Reproduce every line of the material below, but drop the pictures.

» **Collected data**
_ _ _

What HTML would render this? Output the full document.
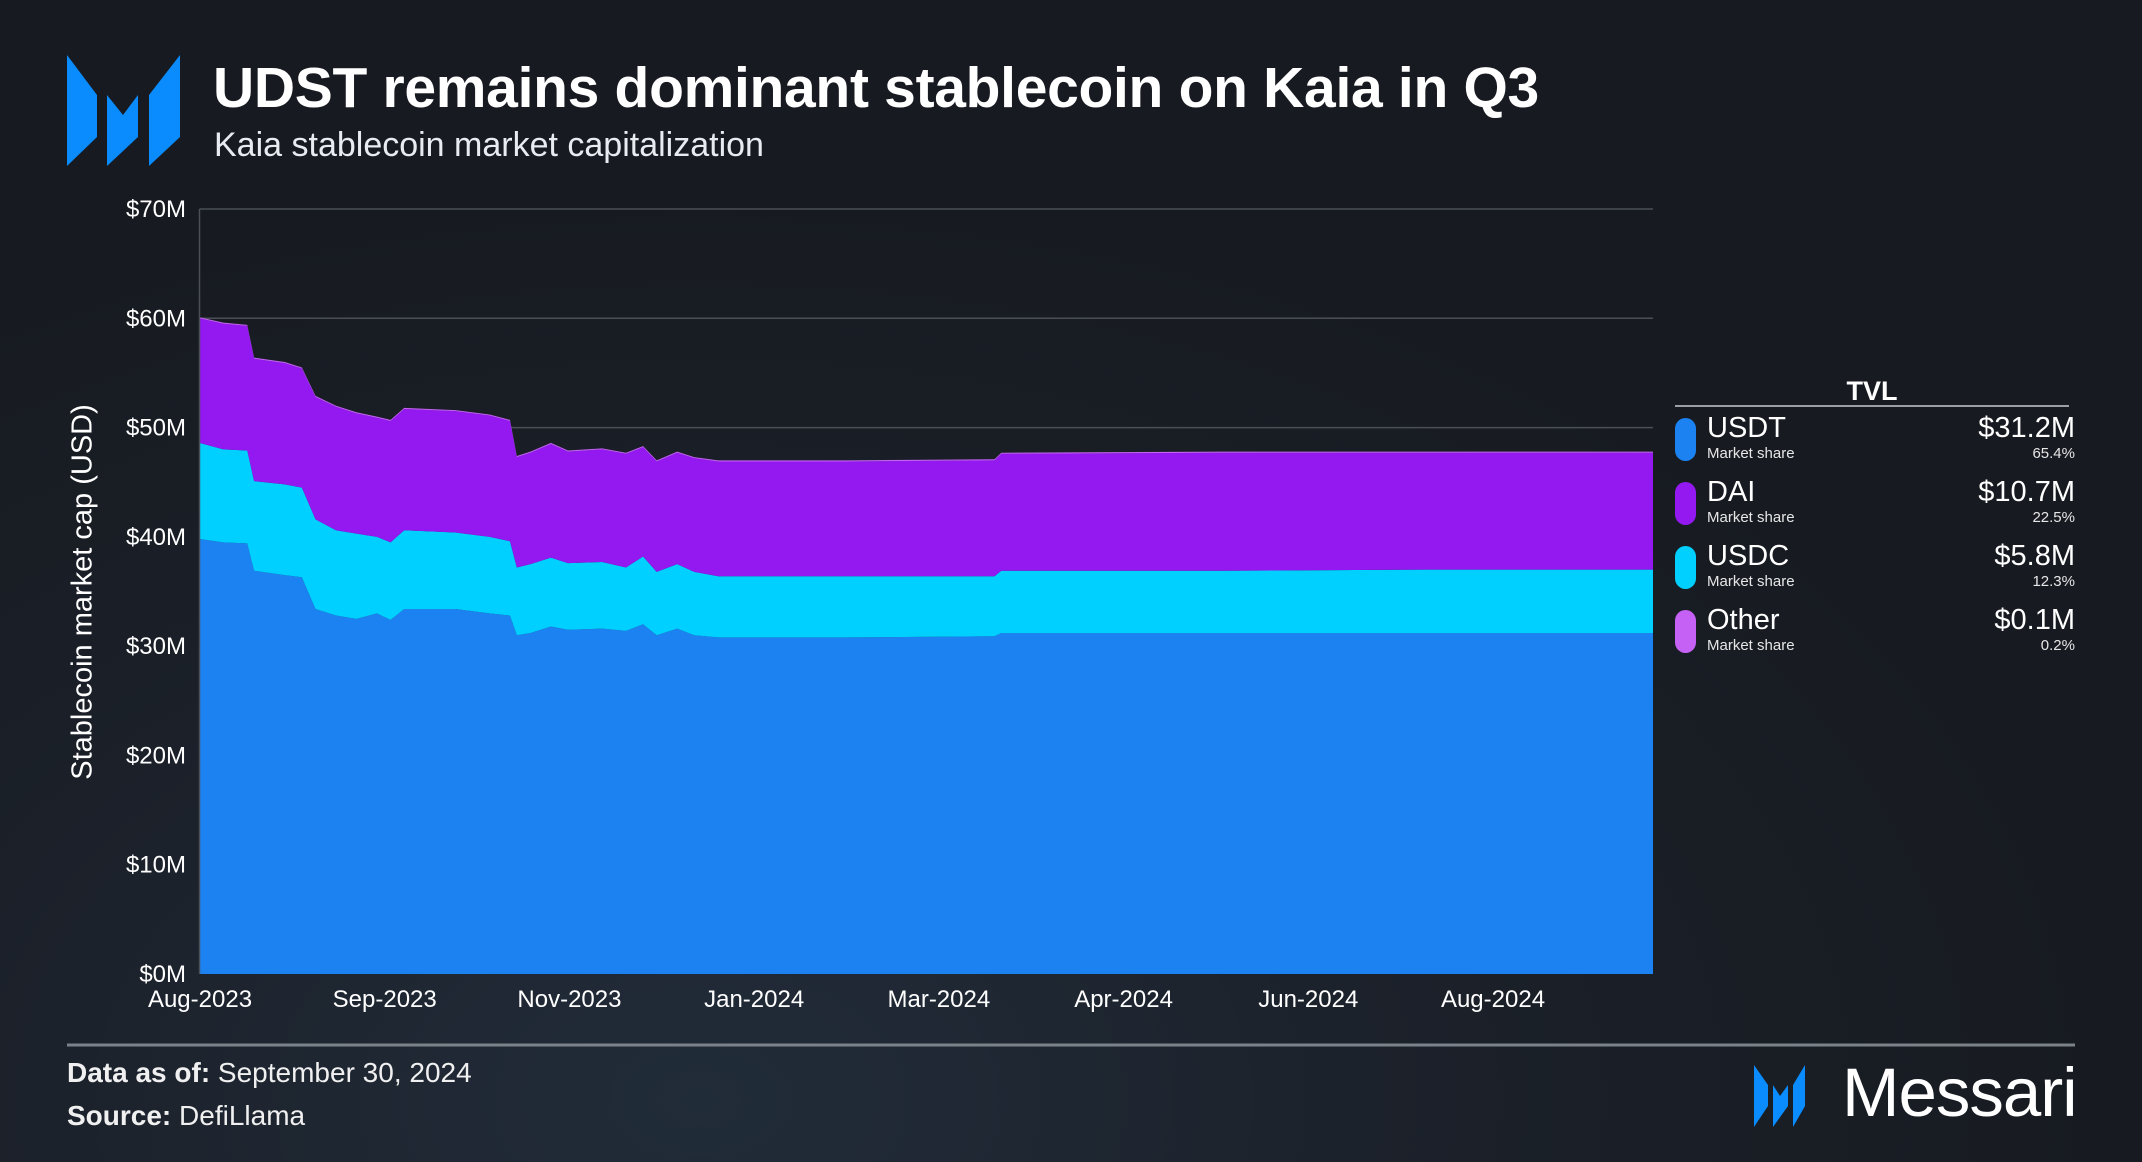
<!DOCTYPE html>
<html><head><meta charset="utf-8">
<style>
html,body{margin:0;padding:0;}
body{width:2142px;height:1162px;overflow:hidden;position:relative;font-family:"Liberation Sans",sans-serif;color:#fff;
background:radial-gradient(ellipse 1400px 900px at 700px 1100px,#212c39 0%,#1b2029 55%,#171b21 100%);}
.abs{position:absolute;white-space:nowrap;}
</style></head><body>
<svg class="abs" style="left:0;top:0" width="2142" height="1162">
  <g fill="#0a8cff">
    <polygon points="67,55 97,95 97,137 67,166"/>
    <polygon points="107,95 123,115 138,95 138,137 107,166"/>
    <polygon points="180,55 149,95 149,166 180,137"/>
  </g>
  <g id="plot"></g>
  <g fill="#0a8cff">
    <polygon points="1754,1065 1768,1085 1768,1106 1754,1127"/>
    <polygon points="1773,1085 1780,1096 1788,1085 1788,1106 1773,1127"/>
    <polygon points="1805,1065 1793,1085 1793,1127 1805,1106"/>
  </g>
  <line x1="67" y1="1045" x2="2075" y2="1045" stroke="#7b828a" stroke-width="3"/>
</svg>

<div class="abs" style="left:213px;top:55px;font-size:57px;font-weight:bold;letter-spacing:-0.3px">UDST remains dominant stablecoin on Kaia in Q3</div>
<div class="abs" style="left:214px;top:126px;font-size:34px;color:#e8ecf0">Kaia stablecoin market capitalization</div>
<div class="abs" style="left:83px;top:592px;font-size:29px;transform:translate(-50%,-50%) rotate(-90deg)">Stablecoin market cap (USD)</div>

<div class="abs" style="left:1675px;top:376px;width:400px;">
  <div style="position:absolute;left:0;width:394px;text-align:center;top:0;font-size:27px;font-weight:bold">TVL</div>
  <div style="position:absolute;left:0;top:29px;width:394px;height:2px;background:#9aa0a6"></div>
  <div id="legend-rows"></div>
</div>

<div class="abs" style="left:67px;top:1057px;font-size:28px;color:#f0f0f0"><b>Data as of:</b> September 30, 2024</div>
<div class="abs" style="left:67px;top:1100px;font-size:28px;color:#f0f0f0"><b>Source:</b> DefiLlama</div>
<div class="abs" style="left:1842px;top:1053px;font-size:69px;letter-spacing:-1px">Messari</div>

<script>
// ---- data (day offset from 2023-08-01, values in $M) ----
const days  = [0,7,14,16,25,30,34,40,46,52,56,60,75,85,91,93,97,103,108,118,125,130,134,140,145,152,190,233,235,300,360,426];
const usdt  = [39.8,39.5,39.4,36.9,36.5,36.3,33.4,32.8,32.5,33.0,32.4,33.4,33.4,33.0,32.8,31.0,31.2,31.8,31.5,31.6,31.4,32.0,31.0,31.6,31.0,30.8,30.8,30.9,31.2,31.2,31.2,31.2];
const usdc  = [8.8,8.5,8.5,8.2,8.3,8.2,8.2,7.8,7.8,7.0,7.1,7.2,7.0,7.0,6.8,6.2,6.3,6.3,6.1,6.1,5.8,6.2,5.8,5.9,5.8,5.6,5.6,5.5,5.7,5.7,5.8,5.8];
const dai   = [11.4,11.5,11.4,11.2,11.1,10.9,11.2,11.3,11.0,10.9,11.1,11.1,11.1,11.1,11.0,10.1,10.2,10.4,10.2,10.3,10.4,10.0,10.1,10.2,10.4,10.5,10.5,10.6,10.7,10.8,10.7,10.7];
const other = [0.1,0.1,0.1,0.1,0.1,0.1,0.1,0.1,0.1,0.1,0.1,0.1,0.1,0.1,0.1,0.1,0.1,0.1,0.1,0.1,0.1,0.1,0.1,0.1,0.1,0.1,0.1,0.1,0.1,0.1,0.1,0.1];
const yTicks = [0,10,20,30,40,50,60,70];
const xTickLabels = ["Aug-2023","Sep-2023","Nov-2023","Jan-2024","Mar-2024","Apr-2024","Jun-2024","Aug-2024"];
const legendNames = ["USDT","DAI","USDC","Other"];
const legendValues = ["$31.2M","$10.7M","$5.8M","$0.1M"];
const legendShares = ["65.4%","22.5%","12.3%","0.2%"];

const L=199.5,R=1653,T=209,B=974,maxDay=426,maxY=70;
const NS="http://www.w3.org/2000/svg";
const xS=d=>L+(R-L)*d/maxDay;
const yS=v=>B-(B-T)*v/maxY;
const plot=document.getElementById('plot');
function mk(tag,attrs){const e=document.createElementNS(NS,tag);for(const k in attrs)e.setAttribute(k,attrs[k]);return e;}

const series=[["usdt",usdt,"#1c82f2"],["usdc",usdc,"#00d0ff"],["dai",dai,"#9319f0"],["other",other,"#c562f5"]];
let base=days.map(()=>0);
series.forEach(([nm,vals,col])=>{
  const top=base.map((b,i)=>b+vals[i]);
  let d="M"+days.map((dd,i)=>xS(dd)+","+yS(top[i])).join("L");
  for(let i=days.length-1;i>=0;i--) d+="L"+xS(days[i])+","+yS(base[i]);
  d+="Z";
  const p=mk("path",{d:d,fill:col});
  
  
  plot.appendChild(p);
  base=top;
});

yTicks.forEach(v=>{
  if(v>0){
    const g=mk("line",{x1:L,x2:R,y1:yS(v),y2:yS(v),stroke:"#4a4f56","stroke-width":1.5});
    
    
    plot.insertBefore(g,plot.firstChild);
  }
  const t=mk("text",{x:186,y:yS(v)+8,"text-anchor":"end","font-size":24,fill:"#fff","font-family":"Liberation Sans, sans-serif"});
  t.textContent="$"+v+"M";
  
  
  plot.appendChild(t);
});
const ax=mk("line",{x1:L,x2:L,y1:T,y2:B,stroke:"#4a4f56","stroke-width":1.5});


plot.appendChild(ax);

const step=(1493-200)/(xTickLabels.length-1);
xTickLabels.forEach((lab,i)=>{
  const t=mk("text",{x:200+i*step,y:1007,"text-anchor":"middle","font-size":24,fill:"#fff","font-family":"Liberation Sans, sans-serif"});
  t.textContent=lab;
  
  
  plot.appendChild(t);
});

const cols=["#1c82f2","#9319f0","#00d0ff","#c562f5"];
const rows=document.getElementById('legend-rows');
legendNames.forEach((n,i)=>{
  const r=document.createElement('div');
  
  
  r.style.cssText="position:absolute;left:0;width:400px;height:60px;top:"+(42+i*64)+"px";
  r.innerHTML='<div style="position:absolute;left:0;top:0;width:21px;height:43px;border-radius:11px;background:'+cols[i]+'"></div>'+
   '<div style="position:absolute;left:32px;top:-6px;font-size:29px">'+n+'</div>'+
   '<div style="position:absolute;left:32px;top:27px;font-size:15px;color:#e6e6e6">Market share</div>'+
   '<div style="position:absolute;right:0;top:-6px;font-size:29px">'+legendValues[i]+'</div>'+
   '<div style="position:absolute;right:0;top:27px;font-size:15px;color:#e6e6e6">'+legendShares[i]+'</div>';
  rows.appendChild(r);
});
</script>
</body></html>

_ _ _

» **Answer to the exercise**
What HTML would render this? Output the full document.
<!DOCTYPE html>
<html><head><meta charset="utf-8">
<style>
html,body{margin:0;padding:0;}
body{width:2142px;height:1162px;overflow:hidden;position:relative;font-family:"Liberation Sans",sans-serif;color:#fff;
background:radial-gradient(ellipse 1400px 900px at 700px 1100px,#212c39 0%,#1b2029 55%,#171b21 100%);}
.abs{position:absolute;white-space:nowrap;}
</style></head><body>
<svg class="abs" style="left:0;top:0" width="2142" height="1162">
  <g fill="#0a8cff">
    <polygon points="67,55 97,95 97,137 67,166"/>
    <polygon points="107,95 123,115 138,95 138,137 107,166"/>
    <polygon points="180,55 149,95 149,166 180,137"/>
  </g>
  <g id="plot"></g>
  <g fill="#0a8cff">
    <polygon points="1754,1065 1768,1085 1768,1106 1754,1127"/>
    <polygon points="1773,1085 1780,1096 1788,1085 1788,1106 1773,1127"/>
    <polygon points="1805,1065 1793,1085 1793,1127 1805,1106"/>
  </g>
  <line x1="67" y1="1045" x2="2075" y2="1045" stroke="#7b828a" stroke-width="3"/>
</svg>

<div class="abs" style="left:213px;top:55px;font-size:57px;font-weight:bold;letter-spacing:-0.3px">UDST remains dominant stablecoin on Kaia in Q3</div>
<div class="abs" style="left:214px;top:126px;font-size:34px;color:#e8ecf0">Kaia stablecoin market capitalization</div>
<div class="abs" style="left:83px;top:592px;font-size:29px;transform:translate(-50%,-50%) rotate(-90deg)">Stablecoin market cap (USD)</div>

<div class="abs" style="left:1675px;top:376px;width:400px;">
  <div style="position:absolute;left:0;width:394px;text-align:center;top:0;font-size:27px;font-weight:bold">TVL</div>
  <div style="position:absolute;left:0;top:29px;width:394px;height:2px;background:#9aa0a6"></div>
  <div id="legend-rows"></div>
</div>

<div class="abs" style="left:67px;top:1057px;font-size:28px;color:#f0f0f0"><b>Data as of:</b> September 30, 2024</div>
<div class="abs" style="left:67px;top:1100px;font-size:28px;color:#f0f0f0"><b>Source:</b> DefiLlama</div>
<div class="abs" style="left:1842px;top:1053px;font-size:69px;letter-spacing:-1px">Messari</div>

<script>
// ---- data (day offset from 2023-08-01, values in $M) ----
const days  = [0,7,14,16,25,30,34,40,46,52,56,60,75,85,91,93,97,103,108,118,125,130,134,140,145,152,190,233,235,300,360,426];
const usdt  = [39.8,39.5,39.4,36.9,36.5,36.3,33.4,32.8,32.5,33.0,32.4,33.4,33.4,33.0,32.8,31.0,31.2,31.8,31.5,31.6,31.4,32.0,31.0,31.6,31.0,30.8,30.8,30.9,31.2,31.2,31.2,31.2];
const usdc  = [8.8,8.5,8.5,8.2,8.3,8.2,8.2,7.8,7.8,7.0,7.1,7.2,7.0,7.0,6.8,6.2,6.3,6.3,6.1,6.1,5.8,6.2,5.8,5.9,5.8,5.6,5.6,5.5,5.7,5.7,5.8,5.8];
const dai   = [11.4,11.5,11.4,11.2,11.1,10.9,11.2,11.3,11.0,10.9,11.1,11.1,11.1,11.1,11.0,10.1,10.2,10.4,10.2,10.3,10.4,10.0,10.1,10.2,10.4,10.5,10.5,10.6,10.7,10.8,10.7,10.7];
const other = [0.1,0.1,0.1,0.1,0.1,0.1,0.1,0.1,0.1,0.1,0.1,0.1,0.1,0.1,0.1,0.1,0.1,0.1,0.1,0.1,0.1,0.1,0.1,0.1,0.1,0.1,0.1,0.1,0.1,0.1,0.1,0.1];
const yTicks = [0,10,20,30,40,50,60,70];
const xTickLabels = ["Aug-2023","Sep-2023","Nov-2023","Jan-2024","Mar-2024","Apr-2024","Jun-2024","Aug-2024"];
const legendNames = ["USDT","DAI","USDC","Other"];
const legendValues = ["$31.2M","$10.7M","$5.8M","$0.1M"];
const legendShares = ["65.4%","22.5%","12.3%","0.2%"];

const L=199.5,R=1653,T=209,B=974,maxDay=426,maxY=70;
const NS="http://www.w3.org/2000/svg";
const xS=d=>L+(R-L)*d/maxDay;
const yS=v=>B-(B-T)*v/maxY;
const plot=document.getElementById('plot');
function mk(tag,attrs){const e=document.createElementNS(NS,tag);for(const k in attrs)e.setAttribute(k,attrs[k]);return e;}

const series=[["usdt",usdt,"#1c82f2"],["usdc",usdc,"#00d0ff"],["dai",dai,"#9319f0"],["other",other,"#c562f5"]];
let base=days.map(()=>0);
series.forEach(([nm,vals,col])=>{
  const top=base.map((b,i)=>b+vals[i]);
  let d="M"+days.map((dd,i)=>xS(dd)+","+yS(top[i])).join("L");
  for(let i=days.length-1;i>=0;i--) d+="L"+xS(days[i])+","+yS(base[i]);
  d+="Z";
  const p=mk("path",{d:d,fill:col});
  
  
  plot.appendChild(p);
  base=top;
});

yTicks.forEach(v=>{
  if(v>0){
    const g=mk("line",{x1:L,x2:R,y1:yS(v),y2:yS(v),stroke:"#4a4f56","stroke-width":1.5});
    
    
    plot.insertBefore(g,plot.firstChild);
  }
  const t=mk("text",{x:186,y:yS(v)+8,"text-anchor":"end","font-size":24,fill:"#fff","font-family":"Liberation Sans, sans-serif"});
  t.textContent="$"+v+"M";
  
  
  plot.appendChild(t);
});
const ax=mk("line",{x1:L,x2:L,y1:T,y2:B,stroke:"#4a4f56","stroke-width":1.5});


plot.appendChild(ax);

const step=(1493-200)/(xTickLabels.length-1);
xTickLabels.forEach((lab,i)=>{
  const t=mk("text",{x:200+i*step,y:1007,"text-anchor":"middle","font-size":24,fill:"#fff","font-family":"Liberation Sans, sans-serif"});
  t.textContent=lab;
  
  
  plot.appendChild(t);
});

const cols=["#1c82f2","#9319f0","#00d0ff","#c562f5"];
const rows=document.getElementById('legend-rows');
legendNames.forEach((n,i)=>{
  const r=document.createElement('div');
  
  
  r.style.cssText="position:absolute;left:0;width:400px;height:60px;top:"+(42+i*64)+"px";
  r.innerHTML='<div style="position:absolute;left:0;top:0;width:21px;height:43px;border-radius:11px;background:'+cols[i]+'"></div>'+
   '<div style="position:absolute;left:32px;top:-6px;font-size:29px">'+n+'</div>'+
   '<div style="position:absolute;left:32px;top:27px;font-size:15px;color:#e6e6e6">Market share</div>'+
   '<div style="position:absolute;right:0;top:-6px;font-size:29px">'+legendValues[i]+'</div>'+
   '<div style="position:absolute;right:0;top:27px;font-size:15px;color:#e6e6e6">'+legendShares[i]+'</div>';
  rows.appendChild(r);
});
</script>
</body></html>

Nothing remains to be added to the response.